___ DATA EXTRACT

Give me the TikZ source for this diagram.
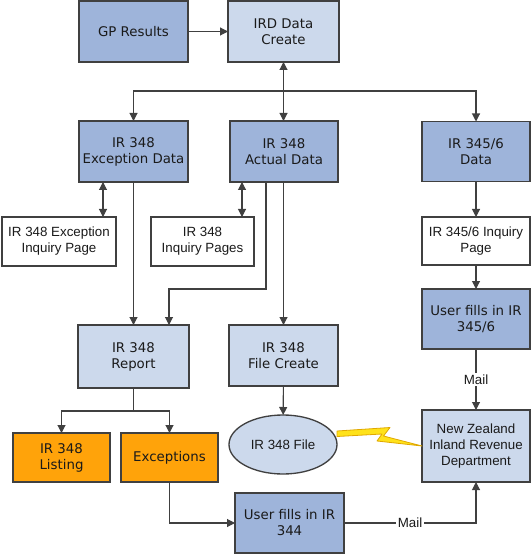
\documentclass[tikz,border=0pt]{standalone}
\usepackage{fontspec}
\setmainfont{DejaVu Sans}
\newfontfamily\arialf{Liberation Sans}
\usetikzlibrary{shapes.geometric,arrows.meta,calc}
\definecolor{dblue}{HTML}{9EB4DA}
\definecolor{lblue}{HTML}{CCD9EC}
\definecolor{orng}{HTML}{FFA30A}
\definecolor{edge}{HTML}{404040}
\definecolor{txt}{HTML}{1A1A1A}
\definecolor{boltfill}{HTML}{FFE21A}
\definecolor{boltedge}{HTML}{E0A800}
\tikzset{
  base/.style={draw=edge, line width=1pt, inner sep=0pt, outer sep=0pt, align=center,
    text=txt, font=\fontsize{10pt}{12pt}\selectfont},
  dbox/.style={base, rectangle, fill=dblue},
  lbox/.style={base, rectangle, fill=lblue},
  obox/.style={base, rectangle, fill=orng},
  wbox/.style={base, rectangle, fill=white, font=\arialf\fontsize{10pt}{12pt}\selectfont},
  sz/.style 2 args={minimum width=#1*0.75pt, minimum height=#2*0.75pt},
  conn/.style={draw=edge, line width=0.8pt},
  arr/.style={conn, -{Triangle[length=6pt,width=6pt]}},
  arrtwo/.style={conn, {Triangle[length=6pt,width=6pt]}-{Triangle[length=6pt,width=6pt]}},
  lbl/.style={fill=white, inner sep=1pt, text=txt, font=\arialf\fontsize{10pt}{12pt}\selectfont},
}
\begin{document}
\begin{tikzpicture}[x=0.75pt, y=-0.75pt]
\useasboundingbox (0,0) rectangle (531,555);
% nodes
\node[dbox, sz={109}{61}] (gp) at (133.5,31.5) {GP Results};
\node[lbox, sz={111}{61}] (ird) at (283.5,31.5) {IRD Data\\Create};
\node[dbox, sz={109}{61}] (exc) at (133.5,151.5) {IR 348\\Exception Data};
\node[dbox, sz={108}{61}] (act) at (284,151.5) {IR 348\\Actual Data};
\node[dbox, sz={108}{60}] (dat) at (476,151.5) {IR 345/6\\Data};
\node[wbox, sz={114}{49}] (excinq) at (59,241.5) {IR 348 Exception\\Inquiry Page};
\node[wbox, sz={103}{49}] (inq) at (202.5,241.5) {IR 348\\Inquiry Pages};
\node[wbox, sz={108}{48}] (inqs) at (476,241) {IR 345/6 Inquiry\\Page};
\node[dbox, sz={108}{60}] (ufs) at (476,319) {User fills in IR\\345/6};
\node[lbox, sz={111}{63}] (rep) at (133.5,356.5) {IR 348\\Report};
\node[lbox, sz={109}{61}] (fc) at (283.5,355.5) {IR 348\\File Create};
\node[base, ellipse, fill=lblue, sz={108}{59}, font=\arialf\fontsize{10pt}{12pt}\selectfont] (file) at (283,444.5) {IR 348 File};
\node[wbox, fill=lblue, sz={108}{72}] (nz) at (476,446) {New Zealand\\Inland Revenue\\Department};
\node[obox, sz={97}{49}] (list) at (61.5,457.5) {IR 348\\Listing};
\node[obox, sz={97}{49}] (exs) at (169.5,457.5) {Exceptions};
\node[dbox, sz={109}{60}] (uf) at (289.5,523) {User fills in IR\\344};
% junctions
\coordinate (hb) at (283.5,91);
\coordinate (j1) at (169,289);
\coordinate (j2) at (133.5,411);
\coordinate (a1) at ($(exc.south)+(-30.5,0)$);
\coordinate (a2) at ($(act.south)+(-42,0)$);
\coordinate (a3) at ($(act.south)+(-18,0)$);
% connectors
\draw[arr] (gp) -- (ird);
\draw[arrtwo] (ird.south) -- (ird.south |- act.north);
\draw[arr] (hb) -| (exc.north);
\draw[arr] (hb) -| (dat.north);
\draw[arrtwo] (a1) -- (a1 |- excinq.north);
\draw[arr] (exc.south) -- (rep.north);
\draw[arrtwo] (a2) -- (a2 |- inq.north);
\draw[arr] (a3) |- (j1) -- (j1 |- rep.north);
\draw[arr] (act.south -| fc.north) -- (fc.north);
\draw[arr] (fc) -- (file);
\draw[arr] (dat) -- (inqs);
\draw[arr] (inqs) -- (ufs);
\draw[arr] (ufs) -- node[lbl] {Mail} (nz);
\draw[conn] (rep.south) -- (j2);
\draw[arr] (j2) -| (list.north);
\draw[arr] (j2) -| (exs.north);
\draw[arr] (exs.south) |- (uf.west);
\draw[arr] (uf.east) -| node[lbl, pos=0.25] {Mail} (nz.south);
% lightning bolt
\draw[boltedge, fill=boltfill, line width=0.6pt, line join=round]
  (file.east |- 0,431) -- (390,427.5) -- (383.5,436) -- (nz.west |- 0,446)
  -- (377,441) -- (382,434) -- (file.east |- 0,436.5) -- cycle;
\end{tikzpicture}
\end{document}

______

PROBLEM TO SOLVE. Without the pictures, retype the whole of the material above exactly.

CORRECT RESULT.
Give me the TikZ source for this diagram.
\documentclass[tikz,border=0pt]{standalone}
\usepackage{fontspec}
\setmainfont{DejaVu Sans}
\newfontfamily\arialf{Liberation Sans}
\usetikzlibrary{shapes.geometric,arrows.meta,calc}
\definecolor{dblue}{HTML}{9EB4DA}
\definecolor{lblue}{HTML}{CCD9EC}
\definecolor{orng}{HTML}{FFA30A}
\definecolor{edge}{HTML}{404040}
\definecolor{txt}{HTML}{1A1A1A}
\definecolor{boltfill}{HTML}{FFE21A}
\definecolor{boltedge}{HTML}{E0A800}
\tikzset{
  base/.style={draw=edge, line width=1pt, inner sep=0pt, outer sep=0pt, align=center,
    text=txt, font=\fontsize{10pt}{12pt}\selectfont},
  dbox/.style={base, rectangle, fill=dblue},
  lbox/.style={base, rectangle, fill=lblue},
  obox/.style={base, rectangle, fill=orng},
  wbox/.style={base, rectangle, fill=white, font=\arialf\fontsize{10pt}{12pt}\selectfont},
  sz/.style 2 args={minimum width=#1*0.75pt, minimum height=#2*0.75pt},
  conn/.style={draw=edge, line width=0.8pt},
  arr/.style={conn, -{Triangle[length=6pt,width=6pt]}},
  arrtwo/.style={conn, {Triangle[length=6pt,width=6pt]}-{Triangle[length=6pt,width=6pt]}},
  lbl/.style={fill=white, inner sep=1pt, text=txt, font=\arialf\fontsize{10pt}{12pt}\selectfont},
}
\begin{document}
\begin{tikzpicture}[x=0.75pt, y=-0.75pt]
\useasboundingbox (0,0) rectangle (531,555);
% nodes
\node[dbox, sz={109}{61}] (gp) at (133.5,31.5) {GP Results};
\node[lbox, sz={111}{61}] (ird) at (283.5,31.5) {IRD Data\\Create};
\node[dbox, sz={109}{61}] (exc) at (133.5,151.5) {IR 348\\Exception Data};
\node[dbox, sz={108}{61}] (act) at (284,151.5) {IR 348\\Actual Data};
\node[dbox, sz={108}{60}] (dat) at (476,151.5) {IR 345/6\\Data};
\node[wbox, sz={114}{49}] (excinq) at (59,241.5) {IR 348 Exception\\Inquiry Page};
\node[wbox, sz={103}{49}] (inq) at (202.5,241.5) {IR 348\\Inquiry Pages};
\node[wbox, sz={108}{48}] (inqs) at (476,241) {IR 345/6 Inquiry\\Page};
\node[dbox, sz={108}{60}] (ufs) at (476,319) {User fills in IR\\345/6};
\node[lbox, sz={111}{63}] (rep) at (133.5,356.5) {IR 348\\Report};
\node[lbox, sz={109}{61}] (fc) at (283.5,355.5) {IR 348\\File Create};
\node[base, ellipse, fill=lblue, sz={108}{59}, font=\arialf\fontsize{10pt}{12pt}\selectfont] (file) at (283,444.5) {IR 348 File};
\node[wbox, fill=lblue, sz={108}{72}] (nz) at (476,446) {New Zealand\\Inland Revenue\\Department};
\node[obox, sz={97}{49}] (list) at (61.5,457.5) {IR 348\\Listing};
\node[obox, sz={97}{49}] (exs) at (169.5,457.5) {Exceptions};
\node[dbox, sz={109}{60}] (uf) at (289.5,523) {User fills in IR\\344};
% junctions
\coordinate (hb) at (283.5,91);
\coordinate (j1) at (169,289);
\coordinate (j2) at (133.5,411);
\coordinate (a1) at ($(exc.south)+(-30.5,0)$);
\coordinate (a2) at ($(act.south)+(-42,0)$);
\coordinate (a3) at ($(act.south)+(-18,0)$);
% connectors
\draw[arr] (gp) -- (ird);
\draw[arrtwo] (ird.south) -- (ird.south |- act.north);
\draw[arr] (hb) -| (exc.north);
\draw[arr] (hb) -| (dat.north);
\draw[arrtwo] (a1) -- (a1 |- excinq.north);
\draw[arr] (exc.south) -- (rep.north);
\draw[arrtwo] (a2) -- (a2 |- inq.north);
\draw[arr] (a3) |- (j1) -- (j1 |- rep.north);
\draw[arr] (act.south -| fc.north) -- (fc.north);
\draw[arr] (fc) -- (file);
\draw[arr] (dat) -- (inqs);
\draw[arr] (inqs) -- (ufs);
\draw[arr] (ufs) -- node[lbl] {Mail} (nz);
\draw[conn] (rep.south) -- (j2);
\draw[arr] (j2) -| (list.north);
\draw[arr] (j2) -| (exs.north);
\draw[arr] (exs.south) |- (uf.west);
\draw[arr] (uf.east) -| node[lbl, pos=0.25] {Mail} (nz.south);
% lightning bolt
\draw[boltedge, fill=boltfill, line width=0.6pt, line join=round]
  (file.east |- 0,431) -- (390,427.5) -- (383.5,436) -- (nz.west |- 0,446)
  -- (377,441) -- (382,434) -- (file.east |- 0,436.5) -- cycle;
\end{tikzpicture}
\end{document}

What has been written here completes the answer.